Wczoraj widziałem pana Morawieckiego, który – nie chcę używać zbyt mocnych słów, ale w sposób taki urągający powadze urzędu premiera Rzeczpospolitej krzyczał na wiecu, obrażał kontrkandydatów, obrażał prezydenta Warszawy, człowieka, z którym powinien współpracować
— grzmiał, dodając, iż „dzisiaj Warszawa przeżyła trudną noc”.
CZYTAJ TAKŻE:
-Trzaskowski jeździ po Polsce, tymczasem ulice Warszawy są zalane po nawałnicach. WIDEO i ZDJĘCIA
Pan prezydent Trzaskowski pół tej nocy, nie przesadzając, zajmował się sytuacją w Warszawie, czy jest bezpiecznie, czy nie jest bezpiecznie. W tym czasie w Bydgoszczy, premier Morawiecki zamiast pomóc mu, po prostu krzyczał, obrażał prezydenta Warszawy. Nikt nie powiedział z obozu PiS-u: „Słuchajcie może wam coś pomóc, bo Mazowsze, Warszawa przeżywa trudną chwilę. Oni byli w rozpędzonej kampanii obrażania swoich przeciwników. Ten przewodnik, jak widać, tej arogancji, pewności siebie, takiego poczucia, że nam się należy, że nam się uda, bo się nam po prostu należy jest dzisiaj u nich. Wydaje się, że poważnie odrobili lekcję
— ocenił.
Kto kogo schował?
Gdybyśmy porównali aktywność, czy wspólną aktywność Borysa Budki i Rafała Trzaskowskiego i porównali to na przykład z aktywnością Dudy i Kaczyńskiego, to się rodzi pytanie, kto kogo schował
— kontynuował wywód.
Wszyscy wiedzą, że Duda jest absolutnie zależny od Kaczyńskiego, absolutnie zależny, a ja prezesa Kaczyńskiego nie widziałem od miesiąca. Patrzmy na proporcje. Rafał Trzaskowski ma być prezydentem wszystkich Polaków. Powtarza to i oczywiście ma świadomość, że z dniem wyborów jego aktywność partyjna się kończy
— przekonywał. Problem jednak w tym, że Rafał Trzaskowski znany jest z tego, że nie realizuje obietnic wyborczych, natomiast Andrzej Duda dał się już poznać jako prezydent kierujący się w swoich decyzjach własnym osądem i polską racją stanu.

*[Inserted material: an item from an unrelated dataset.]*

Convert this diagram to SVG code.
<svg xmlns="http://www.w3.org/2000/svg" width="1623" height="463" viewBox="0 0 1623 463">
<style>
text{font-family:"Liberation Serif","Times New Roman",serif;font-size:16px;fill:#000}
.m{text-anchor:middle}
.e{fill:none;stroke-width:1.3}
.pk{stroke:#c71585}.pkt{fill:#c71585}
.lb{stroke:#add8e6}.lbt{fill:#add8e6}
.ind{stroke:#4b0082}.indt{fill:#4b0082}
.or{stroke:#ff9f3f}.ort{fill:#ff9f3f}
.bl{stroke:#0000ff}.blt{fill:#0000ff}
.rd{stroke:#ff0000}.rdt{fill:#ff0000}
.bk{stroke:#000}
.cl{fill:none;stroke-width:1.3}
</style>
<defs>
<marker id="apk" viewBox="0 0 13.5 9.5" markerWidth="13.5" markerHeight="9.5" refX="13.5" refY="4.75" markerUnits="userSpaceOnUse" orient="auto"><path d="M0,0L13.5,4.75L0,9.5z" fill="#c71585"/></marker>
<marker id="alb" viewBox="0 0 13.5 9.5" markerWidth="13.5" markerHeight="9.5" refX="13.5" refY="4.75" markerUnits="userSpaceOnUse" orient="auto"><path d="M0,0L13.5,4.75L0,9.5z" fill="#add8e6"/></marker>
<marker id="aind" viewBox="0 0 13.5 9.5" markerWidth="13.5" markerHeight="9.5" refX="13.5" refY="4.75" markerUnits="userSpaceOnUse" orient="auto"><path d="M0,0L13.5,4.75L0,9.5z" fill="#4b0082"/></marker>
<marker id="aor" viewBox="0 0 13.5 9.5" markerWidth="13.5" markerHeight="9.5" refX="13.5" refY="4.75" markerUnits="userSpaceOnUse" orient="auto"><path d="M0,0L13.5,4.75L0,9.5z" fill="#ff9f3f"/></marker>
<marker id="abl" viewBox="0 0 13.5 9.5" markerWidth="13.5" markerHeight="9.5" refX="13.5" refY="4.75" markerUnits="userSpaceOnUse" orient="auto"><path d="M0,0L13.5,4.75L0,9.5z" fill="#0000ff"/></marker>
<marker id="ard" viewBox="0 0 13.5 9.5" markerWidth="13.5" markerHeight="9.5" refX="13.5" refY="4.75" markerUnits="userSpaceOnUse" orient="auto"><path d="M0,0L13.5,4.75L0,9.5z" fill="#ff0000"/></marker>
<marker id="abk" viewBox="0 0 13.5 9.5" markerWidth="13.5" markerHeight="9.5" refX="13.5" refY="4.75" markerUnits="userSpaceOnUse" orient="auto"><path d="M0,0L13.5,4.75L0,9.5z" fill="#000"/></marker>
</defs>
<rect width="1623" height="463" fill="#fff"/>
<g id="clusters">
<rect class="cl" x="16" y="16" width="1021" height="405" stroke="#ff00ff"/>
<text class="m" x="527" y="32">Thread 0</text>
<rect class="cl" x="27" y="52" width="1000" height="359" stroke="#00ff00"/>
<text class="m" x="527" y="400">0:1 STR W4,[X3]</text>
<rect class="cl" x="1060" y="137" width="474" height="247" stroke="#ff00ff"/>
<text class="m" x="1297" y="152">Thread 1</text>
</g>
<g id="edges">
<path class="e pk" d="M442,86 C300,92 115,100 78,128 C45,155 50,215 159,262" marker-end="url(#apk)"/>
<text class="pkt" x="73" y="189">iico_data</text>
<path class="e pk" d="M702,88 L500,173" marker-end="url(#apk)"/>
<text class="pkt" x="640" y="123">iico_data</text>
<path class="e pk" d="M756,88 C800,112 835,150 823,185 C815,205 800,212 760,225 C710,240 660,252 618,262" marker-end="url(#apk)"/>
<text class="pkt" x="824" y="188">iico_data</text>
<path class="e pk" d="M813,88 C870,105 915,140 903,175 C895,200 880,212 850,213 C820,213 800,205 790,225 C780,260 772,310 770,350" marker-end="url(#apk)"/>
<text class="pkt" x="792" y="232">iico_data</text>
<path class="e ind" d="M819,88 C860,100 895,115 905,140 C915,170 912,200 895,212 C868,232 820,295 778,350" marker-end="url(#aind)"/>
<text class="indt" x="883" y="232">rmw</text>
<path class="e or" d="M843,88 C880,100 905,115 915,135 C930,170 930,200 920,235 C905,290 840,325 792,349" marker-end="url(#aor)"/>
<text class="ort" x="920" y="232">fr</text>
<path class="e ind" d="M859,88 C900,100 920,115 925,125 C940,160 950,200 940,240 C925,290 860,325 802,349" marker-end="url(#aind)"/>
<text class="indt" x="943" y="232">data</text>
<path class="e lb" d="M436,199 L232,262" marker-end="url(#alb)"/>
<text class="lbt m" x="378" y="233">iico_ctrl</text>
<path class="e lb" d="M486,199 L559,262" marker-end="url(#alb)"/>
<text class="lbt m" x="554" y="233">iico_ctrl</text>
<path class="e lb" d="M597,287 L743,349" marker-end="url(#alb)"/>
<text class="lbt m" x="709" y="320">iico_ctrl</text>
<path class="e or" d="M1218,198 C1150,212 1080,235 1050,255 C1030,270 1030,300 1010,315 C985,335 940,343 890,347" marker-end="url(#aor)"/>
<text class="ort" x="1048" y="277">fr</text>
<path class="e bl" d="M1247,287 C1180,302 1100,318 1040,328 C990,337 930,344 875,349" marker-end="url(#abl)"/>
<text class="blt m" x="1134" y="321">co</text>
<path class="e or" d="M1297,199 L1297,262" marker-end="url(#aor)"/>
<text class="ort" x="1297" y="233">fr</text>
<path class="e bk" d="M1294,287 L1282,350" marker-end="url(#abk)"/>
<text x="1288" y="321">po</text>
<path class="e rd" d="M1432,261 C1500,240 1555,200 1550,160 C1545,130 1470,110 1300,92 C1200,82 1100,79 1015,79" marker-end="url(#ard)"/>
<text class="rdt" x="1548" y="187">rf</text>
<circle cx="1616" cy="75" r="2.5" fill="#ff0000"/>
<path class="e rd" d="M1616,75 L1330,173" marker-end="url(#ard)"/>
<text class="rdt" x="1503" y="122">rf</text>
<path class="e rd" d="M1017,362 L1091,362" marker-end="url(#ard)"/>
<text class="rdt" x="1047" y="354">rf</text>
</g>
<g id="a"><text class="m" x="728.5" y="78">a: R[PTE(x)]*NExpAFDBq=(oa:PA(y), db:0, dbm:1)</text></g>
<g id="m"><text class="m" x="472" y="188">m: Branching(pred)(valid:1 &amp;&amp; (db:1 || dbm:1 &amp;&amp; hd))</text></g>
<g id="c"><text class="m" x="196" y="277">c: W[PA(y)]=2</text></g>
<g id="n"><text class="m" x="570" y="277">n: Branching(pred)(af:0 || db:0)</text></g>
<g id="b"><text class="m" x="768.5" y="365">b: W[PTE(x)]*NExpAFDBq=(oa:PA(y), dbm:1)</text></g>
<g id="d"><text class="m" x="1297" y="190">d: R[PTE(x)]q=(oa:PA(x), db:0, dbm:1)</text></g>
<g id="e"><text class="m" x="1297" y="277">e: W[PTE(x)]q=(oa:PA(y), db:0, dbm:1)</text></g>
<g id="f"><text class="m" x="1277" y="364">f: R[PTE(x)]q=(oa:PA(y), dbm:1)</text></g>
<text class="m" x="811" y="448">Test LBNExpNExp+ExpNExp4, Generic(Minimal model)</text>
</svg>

Nie będzie już ani ze mną ani z Borysem Budką w jednej partii, bo będzie chciał być silnym prezydentem wszystkich Polaków, żeby budować wspólną Polskę
— agitował dalej Sławomir Nitras za Trzaskowskim.
Prawie do końca kampanii bez programu
Dopytywany o program i założenia ideowe Rafała Trzaskowskiego, które do tej pory nie zostały przedstawione, Sławomir Nitras powiedział:
O założeniach ideowych to moglibyśmy rozmawiać dużo. Ja wiem, że jest to najwygodniejszy temat dla naszych konkurentów, którym brakuje propozycji programowych. Natomiast ja słyszałem wypowiedź wczorajszą pana Hołowni i nie mogę się z nią zgodzić. Rafał Trzaskowski przedstawił w tej kampanii bardzo dużo założeń programowych
— stwierdził, unikając konkretów.
Od początku założyliśmy, że program całościowy pokażemy na koniec tej kampanii
— dodał w końcu.
W sondażach „nie widzimy tendencji na niekorzyść”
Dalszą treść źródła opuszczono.